Information shown:
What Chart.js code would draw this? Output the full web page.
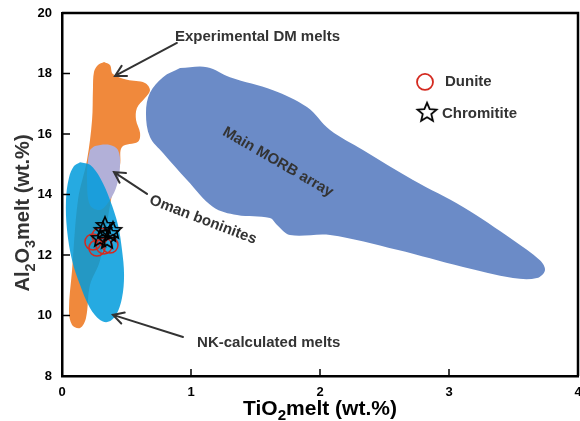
<!DOCTYPE html>
<html><head><meta charset="utf-8">
<script src="https://cdn.jsdelivr.net/npm/chart.js@4"></script>
<style>html,body{margin:0;padding:0;background:#fff}</style>
</head><body>
<canvas id="c" width="580" height="421"></canvas>
<script>
// ---- data (wt.%) ----
const xTicks = [0, 1, 2, 3, 4];
const yTicks = [8, 10, 12, 14, 16, 18, 20];

const morbField = [
  [0.915,18.18],[1.124,18.21],[1.302,17.88],[1.636,17.45],[1.899,16.89],[2.078,16.13],
  [2.333,15.47],[2.721,14.48],[3.109,13.59],[3.496,12.50],[3.705,11.83],[3.744,11.50],
  [3.682,11.24],[3.496,11.24],[3.109,11.60],[2.597,12.17],[2.078,12.66],[1.767,12.66],
  [1.667,12.99],[1.612,13.22],[1.357,13.32],[1.171,13.59],[0.969,14.48],[0.783,15.37],
  [0.682,15.90],[0.651,16.69],[0.682,17.36],[0.783,17.88],[0.915,18.18]
];
const dmMeltsField = [
  [0.326,18.38],[0.372,18.28],[0.395,17.98],[0.504,17.79],[0.643,17.69],[0.682,17.45],
  [0.643,17.19],[0.581,16.86],[0.574,16.46],[0.605,16.03],[0.589,15.74],[0.465,15.57],
  [0.450,14.98],[0.395,14.15],[0.295,11.83],[0.217,11.01],[0.186,9.92],[0.140,9.59],
  [0.078,9.69],[0.054,10.18],[0.078,11.50],[0.124,13.82],[0.194,15.14],[0.233,16.46],
  [0.240,17.50],[0.248,18.05],[0.279,18.28],[0.326,18.38]
];
const omanField = [
  [0.217,15.47],[0.256,15.60],[0.372,15.64],[0.434,15.47],[0.450,14.98],[0.426,14.31],
  [0.372,13.82],[0.295,13.49],[0.217,13.65],[0.194,14.48],[0.202,15.14],[0.217,15.47]
];
const nkField = [
  [0.140,15.07],[0.217,14.98],[0.295,14.55],[0.372,13.82],[0.434,12.99],[0.465,12.17],
  [0.481,11.34],[0.465,10.58],[0.419,10.02],[0.357,9.79],[0.295,9.85],[0.217,10.25],
  [0.140,11.01],[0.078,11.83],[0.039,12.83],[0.031,13.82],[0.054,14.55],[0.093,14.94],
  [0.140,15.07]
];
const duniteX = [0.240, 0.295, 0.326, 0.372, 0.271];
const duniteY = [12.43, 12.63, 12.30, 12.33, 12.23];
const chromititeX = [0.318, 0.372, 0.295, 0.395, 0.349, 0.333];
const chromititeY = [12.83, 12.73, 12.56, 12.83, 12.50, 12.99];

// ---- labels ----
const notes = [
  {text:'Experimental DM melts', x:0.876, y:19.21, rot:0,  align:'left'},
  {text:'Main MORB array',       x:1.674, y:15.07, rot:30, align:'center'},
  {text:'Oman boninites',        x:1.093, y:13.16, rot:21, align:'center'},
  {text:'NK-calculated melts',   x:1.047, y:9.09,  rot:0,  align:'left'}
];
const arrows = [
  {from:[0.891,19.01], to:[0.411,17.92]},
  {from:[0.659,14.02], to:[0.403,14.74]},
  {from:[0.938,9.29],  to:[0.395,10.02]}
];

const toXY = arr => arr.map(p => ({x:p[0], y:p[1]}));
const zip = (xs, ys) => xs.map((x,i) => ({x, y:ys[i]}));

function starCanvas(R, lw){
  const s = Math.ceil(R*2 + lw*2 + 2);
  const cv = document.createElement('canvas'); cv.width = s; cv.height = s;
  const g = cv.getContext('2d');
  const c = s/2, r = R*0.45;
  g.beginPath();
  for (let i=0;i<10;i++){
    const a = -Math.PI/2 + i*Math.PI/5;
    const rr = i%2 ? r : R;
    const px = c + rr*Math.cos(a), py = c + rr*Math.sin(a) + R*0.08;
    i ? g.lineTo(px,py) : g.moveTo(px,py);
  }
  g.closePath(); g.lineJoin='miter'; g.lineWidth = lw; g.strokeStyle = '#000'; g.stroke();
  return cv;
}
const starPt = starCanvas(9, 1.6);
const starLeg = starCanvas(10, 1.8);

function shape(data, color, order){
  return {data: toXY(data), showLine:true, fill:'shape', backgroundColor:color,
    borderColor:'rgba(0,0,0,0)', borderWidth:0, pointRadius:0, tension:0.35, order};
}

const BOLD = '"Liberation Sans", Arial, sans-serif';

function drawSubText(ctx, parts, size, cx, cy){
  ctx.textBaseline = 'alphabetic';
  let w = 0;
  parts.forEach(p => { ctx.font = 'bold ' + (p.sub ? size*0.72 : size) + 'px ' + BOLD; p.w = ctx.measureText(p.t).width; w += p.w; });
  let x = cx - w/2;
  const base = cy + size*0.36;
  parts.forEach(p => {
    ctx.font = 'bold ' + (p.sub ? size*0.72 : size) + 'px ' + BOLD;
    ctx.textAlign = 'left';
    ctx.fillText(p.t, x, p.sub ? base + size*0.28 : base);
    x += p.w;
  });
}

const decor = {
  id:'decor',
  afterDatasetsDraw(chart){
    const {ctx, chartArea:a, scales:{x, y}} = chart;
    ctx.save();
    // arrows
    ctx.strokeStyle = '#333'; ctx.lineWidth = 2; ctx.lineCap = 'round';
    arrows.forEach(ar => {
      const x1 = x.getPixelForValue(ar.from[0]), y1 = y.getPixelForValue(ar.from[1]);
      const x2 = x.getPixelForValue(ar.to[0]),   y2 = y.getPixelForValue(ar.to[1]);
      const ang = Math.atan2(y2-y1, x2-x1), L = 12, sp = 0.5;
      ctx.beginPath(); ctx.moveTo(x1,y1); ctx.lineTo(x2,y2);
      ctx.moveTo(x2 - L*Math.cos(ang-sp), y2 - L*Math.sin(ang-sp)); ctx.lineTo(x2,y2);
      ctx.lineTo(x2 - L*Math.cos(ang+sp), y2 - L*Math.sin(ang+sp));
      ctx.stroke();
    });
    // notes
    ctx.fillStyle = '#333'; ctx.font = 'bold 15px ' + BOLD; ctx.textBaseline = 'middle';
    notes.forEach(n => {
      ctx.save();
      ctx.translate(x.getPixelForValue(n.x), y.getPixelForValue(n.y));
      ctx.rotate(n.rot*Math.PI/180);
      ctx.textAlign = n.align; ctx.fillText(n.text, 0, 0);
      ctx.restore();
    });
    // legend
    const lx = x.getPixelForValue(2.814), ly1 = y.getPixelForValue(17.72), ly2 = y.getPixelForValue(16.73);
    ctx.beginPath(); ctx.arc(lx, ly1, 8, 0, Math.PI*2); ctx.strokeStyle = '#d42a20'; ctx.lineWidth = 1.8; ctx.stroke();
    ctx.fillStyle = '#333'; ctx.textAlign = 'left';
    ctx.fillText('Dunite', x.getPixelForValue(2.969), ly1);
    ctx.drawImage(starLeg, lx + 2 - starLeg.width/2, ly2 - starLeg.height/2);
    ctx.fillText('Chromitite', x.getPixelForValue(2.946), ly2 + 2);
    ctx.restore();
  },
  afterDraw(chart){
    const {ctx, chartArea:a, scales:{x, y}} = chart;
    ctx.save();
    ctx.strokeStyle = '#000'; ctx.lineWidth = 2.5;
    ctx.beginPath();
    ctx.moveTo(a.left, a.top); ctx.lineTo(a.right, a.top); ctx.lineTo(a.right, a.bottom);
    ctx.stroke();
    ctx.lineWidth = 1.5;
    ctx.beginPath();
    xTicks.forEach(v => { const px = x.getPixelForValue(v); if (v>0 && v<4){ ctx.moveTo(px, a.bottom); ctx.lineTo(px, a.bottom-7);} });
    yTicks.forEach(v => { const py = y.getPixelForValue(v); if (v>8 && v<20){ ctx.moveTo(a.left, py); ctx.lineTo(a.left+8, py);} });
    ctx.stroke();
    // axis titles
    ctx.fillStyle = '#000';
    drawSubText(ctx, [{t:'TiO'},{t:'2',sub:true},{t:'melt (wt.%)'}], 21, (a.left+a.right)/2, 407);
    ctx.save();
    ctx.translate(22, 213); ctx.rotate(-Math.PI/2);
    ctx.fillStyle = '#333';
    drawSubText(ctx, [{t:'Al'},{t:'2',sub:true},{t:'O'},{t:'3',sub:true},{t:'melt (wt.%)'}], 20, 0, 0);
    ctx.restore();
    ctx.restore();
  }
};

new Chart(document.getElementById('c'), {
  type:'scatter',
  data:{datasets:[
    shape(morbField, '#6b8bc7', 6),
    shape(dmMeltsField, '#f0893c', 5),
    shape(omanField, '#b2b0d8', 4),
    shape(nkField, 'rgba(0,155,220,0.85)', 3),
    {data: zip(duniteX, duniteY), pointStyle:'circle', pointRadius:8, pointBorderColor:'#d42a20',
      pointBackgroundColor:'rgba(0,0,0,0)', pointBorderWidth:1.5, showLine:false, order:2},
    {data: zip(chromititeX, chromititeY), pointStyle:starPt, pointRadius:9, showLine:false, order:1}
  ]},
  options:{
    responsive:false, animation:false, devicePixelRatio:1,
    layout:{autoPadding:false, padding:{top:13, right:2, left:0, bottom:0}},
    plugins:{legend:{display:false}, tooltip:{enabled:false}, filler:{propagate:false}},
    scales:{
      x:{type:'linear', min:0, max:4,
        afterBuildTicks: s => { s.ticks = xTicks.map(v => ({value:v})); },
        afterFit: s => { s.height = 45; s.paddingLeft = 0; s.paddingRight = 0; },
        grid:{display:false, drawTicks:false},
        border:{display:true, color:'#000', width:2.5},
        ticks:{color:'#000', padding:9, font:{family:BOLD, size:13, weight:'bold'}}},
      y:{type:'linear', min:8, max:20,
        afterBuildTicks: s => { s.ticks = yTicks.map(v => ({value:v})); },
        afterFit: s => { s.width = 62; s.paddingTop = 0; s.paddingBottom = 0; },
        grid:{display:false, drawTicks:false},
        border:{display:true, color:'#000', width:2.5},
        ticks:{color:'#000', padding:10, font:{family:BOLD, size:13, weight:'bold'}}}
    }
  },
  plugins:[decor]
});
</script>
</body></html>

Problem:
Set down again, exactly, the lines of the material above from its first line to the one with "const yTicks = [8, 10, 12, 14, 16, 18, 20];", inclusive. Leave the pictures out.

Correct response:
What Chart.js code would draw this? Output the full web page.
<!DOCTYPE html>
<html><head><meta charset="utf-8">
<script src="https://cdn.jsdelivr.net/npm/chart.js@4"></script>
<style>html,body{margin:0;padding:0;background:#fff}</style>
</head><body>
<canvas id="c" width="580" height="421"></canvas>
<script>
// ---- data (wt.%) ----
const xTicks = [0, 1, 2, 3, 4];
const yTicks = [8, 10, 12, 14, 16, 18, 20];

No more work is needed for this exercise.